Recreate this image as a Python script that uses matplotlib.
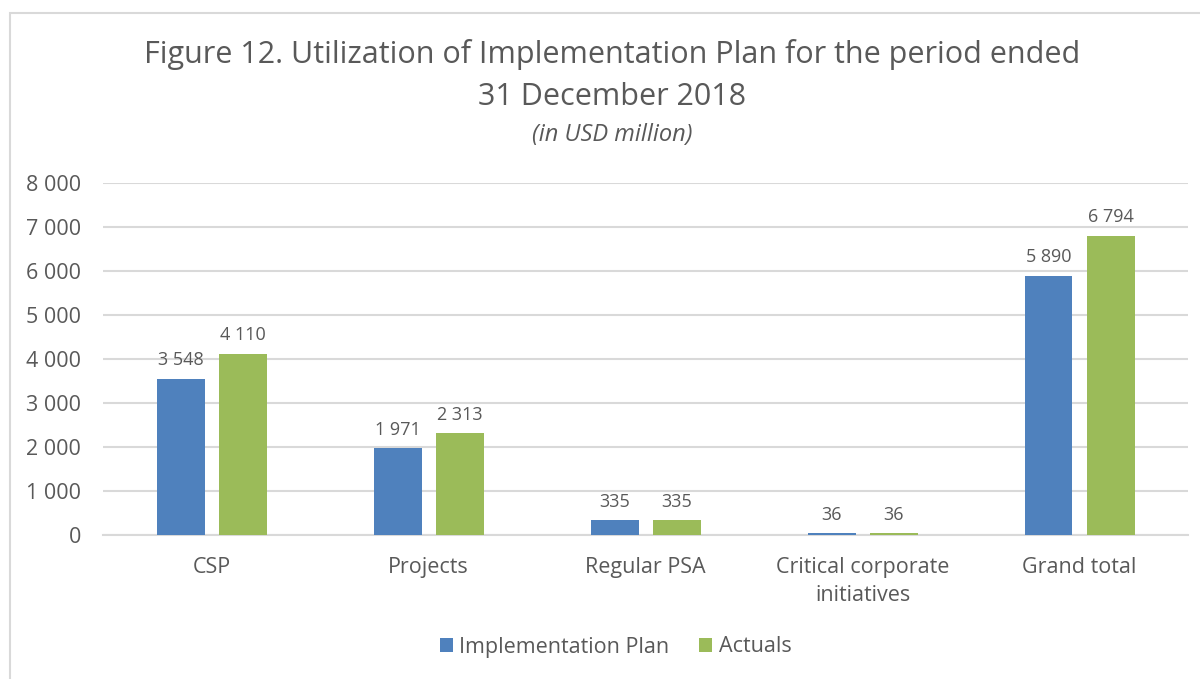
import matplotlib.pyplot as plt
from matplotlib.patches import Rectangle
import numpy as np

categories = ["CSP", "Projects", "Regular PSA", "Critical corporate\ninitiatives", "Grand total"]
plan = [3548, 1971, 335, 36, 5890]
actuals = [4110, 2313, 335, 36, 6794]
plan_labels = ["3 548", "1 971", "335", "36", "5 890"]
actual_labels = ["4 110", "2 313", "335", "36", "6 794"]
yticks = [0, 1000, 2000, 3000, 4000, 5000, 6000, 7000, 8000]
ytick_labels = ["0", "1 000", "2 000", "3 000", "4 000", "5 000", "6 000", "7 000", "8 000"]

blue = "#4f81bd"
green = "#9bbb59"
txt = "#595959"
grid = "#d9d9d9"

plt.rcParams['font.family'] = ['Open Sans', 'DejaVu Sans']

fig = plt.figure(figsize=(12, 6.79), dpi=100)
ax = fig.add_axes([0.086, 0.212, 0.904, 0.5185])

# light frame round the chart
fig.patches.append(Rectangle((10/1200, -0.1), 1.2, 1 - 13/679 + 0.1, transform=fig.transFigure,
                             fill=False, edgecolor=grid, linewidth=1.5))

x = np.arange(len(categories))
w = 0.221
off = 0.143
b1 = ax.bar(x - off, plan, w, color=blue, label="Implementation Plan", zorder=3)
b2 = ax.bar(x + off, actuals, w, color=green, label="Actuals", zorder=3)

for rect, lab in zip(b1, plan_labels):
    ax.annotate(lab, (rect.get_x() + rect.get_width()/2, rect.get_height()),
                xytext=(0, 7), textcoords="offset points", ha="center", va="bottom",
                fontsize=13, color=txt)
for rect, lab in zip(b2, actual_labels):
    ax.annotate(lab, (rect.get_x() + rect.get_width()/2, rect.get_height()),
                xytext=(0, 7), textcoords="offset points", ha="center", va="bottom",
                fontsize=13, color=txt)

ax.set_xlim(-0.5, len(categories) - 0.5)
ax.set_ylim(0, 8000)
ax.set_yticks(yticks)
ax.set_yticklabels(ytick_labels, fontsize=15.5, color=txt)
ax.set_xticks(x)
ax.set_xticklabels(categories, fontsize=15.5, color=txt, linespacing=1.45)
ax.tick_params(axis="both", length=0)
ax.tick_params(axis="y", pad=16)
ax.tick_params(axis="x", pad=16)
ax.grid(axis="y", color=grid, linewidth=1.5, zorder=0)
for s in ["top", "right", "left"]:
    ax.spines[s].set_visible(False)
ax.spines["bottom"].set_color(grid)
ax.spines["bottom"].set_linewidth(1.5)

fig.text(0.51, 1 - 55/679, "Figure 12. Utilization of Implementation Plan for the period ended",
         ha="center", va="center", fontsize=22, color=txt)
fig.text(0.51, 1 - 97/679, "31 December 2018", ha="center", va="center", fontsize=22, color=txt)
fig.text(0.51, 1 - 135/679, "(in USD million)", ha="center", va="center", fontsize=17,
         color=txt, style="italic")

fig.legend(loc="center", bbox_to_anchor=(0.513, 1 - 647/679), ncol=2, frameon=False,
           fontsize=15.5, labelcolor=txt, handlelength=0.6, handleheight=0.6,
           handletextpad=0.3, columnspacing=1.4)

fig.savefig("out.png", dpi=100)
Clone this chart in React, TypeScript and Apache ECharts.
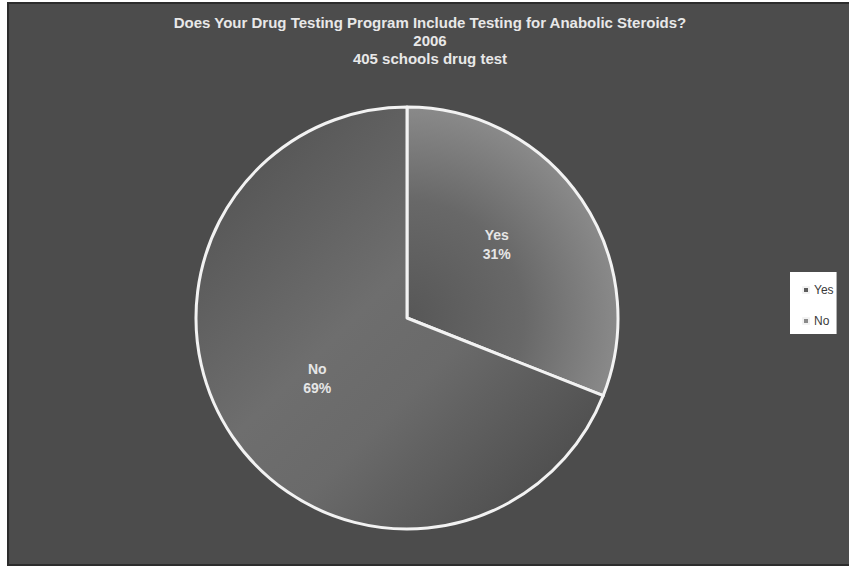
import React, { useEffect, useRef } from "react";
import * as echarts from "echarts";

// Survey answers (percent of the 405 schools that drug test)
const categories = ["Yes", "No"];
const shares = [31, 69];

const titleLines = [
  "Does Your Drug Testing Program Include Testing for Anabolic Steroids?",
  "2006",
  "405 schools drug test",
];

const legendSwatches = ["#5c5c5c", "#8a8a8a"];

export default function App() {
  const ref = useRef<HTMLDivElement>(null);

  useEffect(() => {
    if (!ref.current) return;
    const chart = echarts.init(ref.current, undefined, { renderer: "svg" });

    const fills = [
      new echarts.graphic.RadialGradient(
        407,
        318,
        212,
        [
          { offset: 0, color: "#575757" },
          { offset: 0.55, color: "#686868" },
          { offset: 1, color: "#8a8a8a" },
        ],
        true
      ),
      new echarts.graphic.LinearGradient(
        220,
        140,
        590,
        510,
        [
          { offset: 0, color: "#525252" },
          { offset: 0.42, color: "#6e6e6e" },
          { offset: 0.6, color: "#6a6a6a" },
          { offset: 1, color: "#474747" },
        ],
        true
      ),
    ];

    chart.setOption({
      animation: false,
      backgroundColor: "transparent",
      graphic: [
        {
          type: "rect",
          z: -10,
          silent: true,
          shape: { x: 8, y: 3, width: 842, height: 562 },
          style: { fill: "#4c4c4c", stroke: "#2c2c2c", lineWidth: 2 },
        },
      ],
      title: {
        text: titleLines.join("\n"),
        left: 430,
        top: 13,
        textAlign: "center",
        padding: 0,
        textStyle: {
          color: "#e8e8e8",
          fontFamily: "Liberation Sans, Arial, sans-serif",
          fontWeight: "bold",
          fontSize: 15,
          lineHeight: 18,
        },
      },
      legend: {
        orient: "vertical",
        left: 790,
        top: 272,
        backgroundColor: "#ffffff",
        padding: [12, 3, 7, 12],
        itemWidth: 6,
        itemHeight: 6,
        itemGap: 19,
        icon: "rect",
        selectedMode: false,
        textStyle: {
          color: "#3a3a3a",
          fontFamily: "Liberation Sans, Arial, sans-serif",
          fontSize: 12,
        },
        data: categories.map((name, i) => ({
          name,
          itemStyle: { color: legendSwatches[i] },
        })),
      },
      series: [
        {
          type: "pie",
          center: [407, 318],
          radius: 211,
          startAngle: 90,
          clockwise: true,
          silent: true,
          percentPrecision: 0,
          itemStyle: { borderColor: "#f2f2f2", borderWidth: 3 },
          label: {
            show: true,
            position: "inside",
            formatter: "{b}\n{d}%",
            color: "#e6e6e6",
            fontFamily: "Liberation Sans, Arial, sans-serif",
            fontWeight: "bold",
            fontSize: 14,
            lineHeight: 19,
          },
          // the small slice's label sits a little further out than mid-radius
          labelLayout: (p: any) => (p.dataIndex === 0 ? { dy: -13 } : {}),
          labelLine: { show: false },
          emphasis: { disabled: true },
          data: categories.map((name, i) => ({
            name,
            value: shares[i],
            itemStyle: { color: fills[i] },
          })),
        },
      ],
    });

    return () => chart.dispose();
  }, []);

  return (
    <div
      ref={ref}
      style={{
        position: "absolute",
        left: 0,
        top: 0,
        width: 849,
        height: 574,
        background: "#ffffff",
      }}
    />
  );
}
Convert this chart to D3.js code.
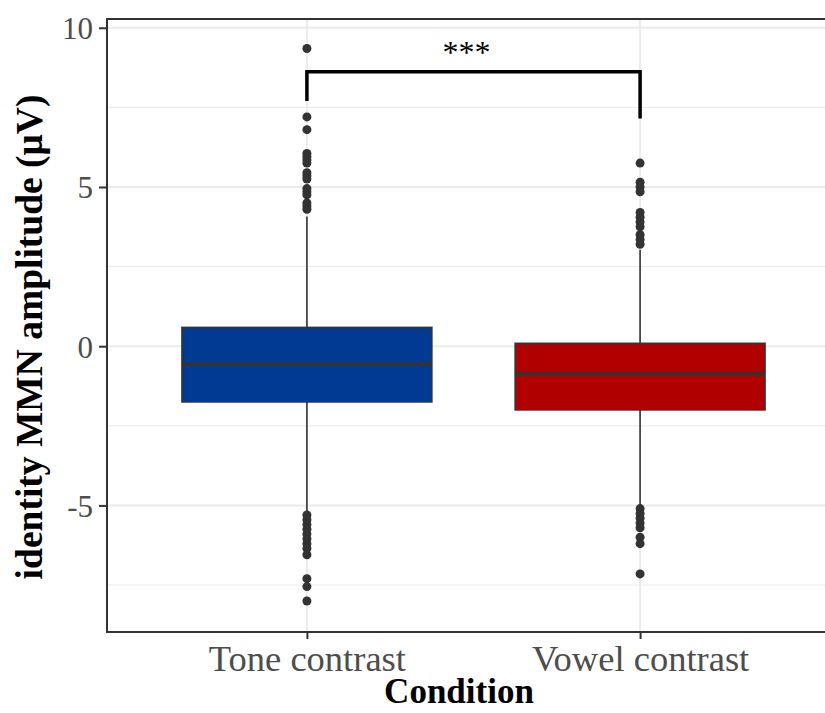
<!DOCTYPE html>
<html>
<head>
<meta charset="utf-8">
<script src="https://cdn.jsdelivr.net/npm/d3@7"></script>
<style>
  body { margin: 0; background: #fff; }
  text { font-family: "Liberation Serif", "Times New Roman", serif; }
</style>
</head>
<body>
<div id="container"></div>
<script>

// chart data
const conditions = ["Tone contrast", "Vowel contrast"];
const lowerWhisker = [-5.25, -5.03];
const q1 = [-1.75, -2.0];
const median = [-0.56, -0.84];
const q3 = [0.59, 0.09];
const upperWhisker = [4.07, 3.03];
const toneOutliers = [9.35, 7.2, 6.8, 6.05, 5.95, 5.85, 5.75, 5.45, 5.35, 5.25, 4.95, 4.85, 4.75, 4.5, 4.4, 4.3,
  -5.3, -5.45, -5.6, -5.75, -5.9, -6.05, -6.2, -6.35, -6.55, -7.3, -7.55, -8.0];
const vowelOutliers = [5.75, 5.15, 5.0, 4.85, 4.2, 4.05, 3.9, 3.75, 3.5, 3.35, 3.2,
  -5.1, -5.25, -5.4, -5.55, -5.7, -6.0, -6.2, -7.15];
const outliers = [toneOutliers, vowelOutliers];
const fills = ["#003A93", "#B00000"];
const yTicks = [-5, 0, 5, 10];
const yMinor = [-7.5, -2.5, 2.5, 7.5];
// significance bracket: top height, left tip, right tip
const bracket = { top: 8.62, leftTip: 7.7, rightTip: 7.15, label: "***" };

const width = 825;
const height = 713;
const panel = { left: 107, right: 840, top: 19, bottom: 632 };

const svg = d3.create("svg")
    .attr("width", width)
    .attr("height", height);

const x = d3.scalePoint()
    .domain(conditions)
    .range([panel.left, panel.right])
    .padding(0.6);

const y = d3.scaleLinear()
    .domain([-8.975, 10.275])
    .range([panel.bottom, panel.top]);

const boxW = x.step() * 0.75;

// grid
const grid = svg.append("g");
grid.selectAll(".minor")
  .data(yMinor)
  .enter().append("line")
  .attr("x1", panel.left).attr("x2", panel.right)
  .attr("y1", d => y(d)).attr("y2", d => y(d))
  .attr("stroke", "#EBEBEB").attr("stroke-width", 1);
grid.selectAll(".major")
  .data(yTicks)
  .enter().append("line")
  .attr("x1", panel.left).attr("x2", panel.right)
  .attr("y1", d => y(d)).attr("y2", d => y(d))
  .attr("stroke", "#EBEBEB").attr("stroke-width", 2);
grid.selectAll(".vert")
  .data(conditions)
  .enter().append("line")
  .attr("x1", d => x(d)).attr("x2", d => x(d))
  .attr("y1", panel.top).attr("y2", panel.bottom)
  .attr("stroke", "#EBEBEB").attr("stroke-width", 2);

// boxes
const boxes = svg.append("g")
  .selectAll("g")
  .data(conditions)
  .enter().append("g");

boxes.append("line")
  .attr("x1", d => x(d)).attr("x2", d => x(d))
  .attr("y1", (d, i) => y(upperWhisker[i]))
  .attr("y2", (d, i) => y(lowerWhisker[i]))
  .attr("stroke", "#333").attr("stroke-width", 1.6);

boxes.append("rect")
  .attr("x", d => x(d) - boxW / 2)
  .attr("width", boxW)
  .attr("y", (d, i) => y(q3[i]))
  .attr("height", (d, i) => y(q1[i]) - y(q3[i]))
  .attr("fill", (d, i) => fills[i])
  .attr("stroke", "#333").attr("stroke-width", 1.6);

boxes.append("line")
  .attr("x1", d => x(d) - boxW / 2).attr("x2", d => x(d) + boxW / 2)
  .attr("y1", (d, i) => y(median[i])).attr("y2", (d, i) => y(median[i]))
  .attr("stroke", "#333").attr("stroke-width", 3.5);

boxes.each(function(d, i) {
  d3.select(this).selectAll("circle")
    .data(outliers[i])
    .enter().append("circle")
    .attr("cx", x(d))
    .attr("cy", v => y(v))
    .attr("r", 4.5)
    .attr("fill", "#333");
});

// panel border
svg.append("rect")
  .attr("x", panel.left).attr("y", panel.top)
  .attr("width", panel.right - panel.left)
  .attr("height", panel.bottom - panel.top)
  .attr("fill", "none")
  .attr("stroke", "#333").attr("stroke-width", 2);

// axes
const yAxis = svg.append("g")
  .attr("transform", `translate(${panel.left},0)`)
  .call(d3.axisLeft(y).tickValues(yTicks).tickFormat(d => String(d)).tickSize(8).tickPadding(6));
const xAxis = svg.append("g")
  .attr("transform", `translate(0,${panel.bottom})`)
  .call(d3.axisBottom(x).tickSize(7).tickPadding(5));

[yAxis, xAxis].forEach(a => {
  a.select(".domain").remove();
  a.selectAll(".tick line").attr("stroke", "#333").attr("stroke-width", 2);
  a.selectAll(".tick text")
    .attr("fill", "#4D4D4D")
    .style("font-family", "'Liberation Serif', 'Times New Roman', serif");
});
xAxis.selectAll(".tick text").style("font-size", "36.5px").attr("dy", "0.74em");
yAxis.selectAll(".tick text").style("font-size", "31px").attr("dy", "0.35em");

// axis titles
svg.append("text")
  .attr("x", 459)
  .attr("y", 703)
  .attr("text-anchor", "middle")
  .attr("font-weight", "bold")
  .attr("font-size", 35)
  .text("Condition");

svg.append("text")
  .attr("transform", `translate(42,${337}) rotate(-90)`)
  .attr("text-anchor", "middle")
  .attr("font-weight", "bold")
  .attr("font-size", 37.5)
  .text("identity MMN amplitude (μV)");

// significance bracket
const [c0, c1] = conditions;
svg.append("path")
  .attr("d", `M${x(c0)},${y(bracket.leftTip)} V${y(bracket.top)} H${x(c1)} V${y(bracket.rightTip)}`)
  .attr("fill", "none")
  .attr("stroke", "#000")
  .attr("stroke-width", 3.5);

svg.append("text")
  .attr("x", (x(c0) + x(c1)) / 2 - 7)
  .attr("y", y(bracket.top) - 9)
  .attr("text-anchor", "middle")
  .attr("font-size", 32)
  .text(bracket.label);

container.append(svg.node());

</script>
</body>
</html>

----------------

Your objective | Quote the records above exactly, from the first line through the line containing "import numpy as np", and leave out the pictures.

The output |
Recreate this image as a Python script that uses matplotlib.
import matplotlib.pyplot as plt
from matplotlib.patches import Rectangle
import numpy as np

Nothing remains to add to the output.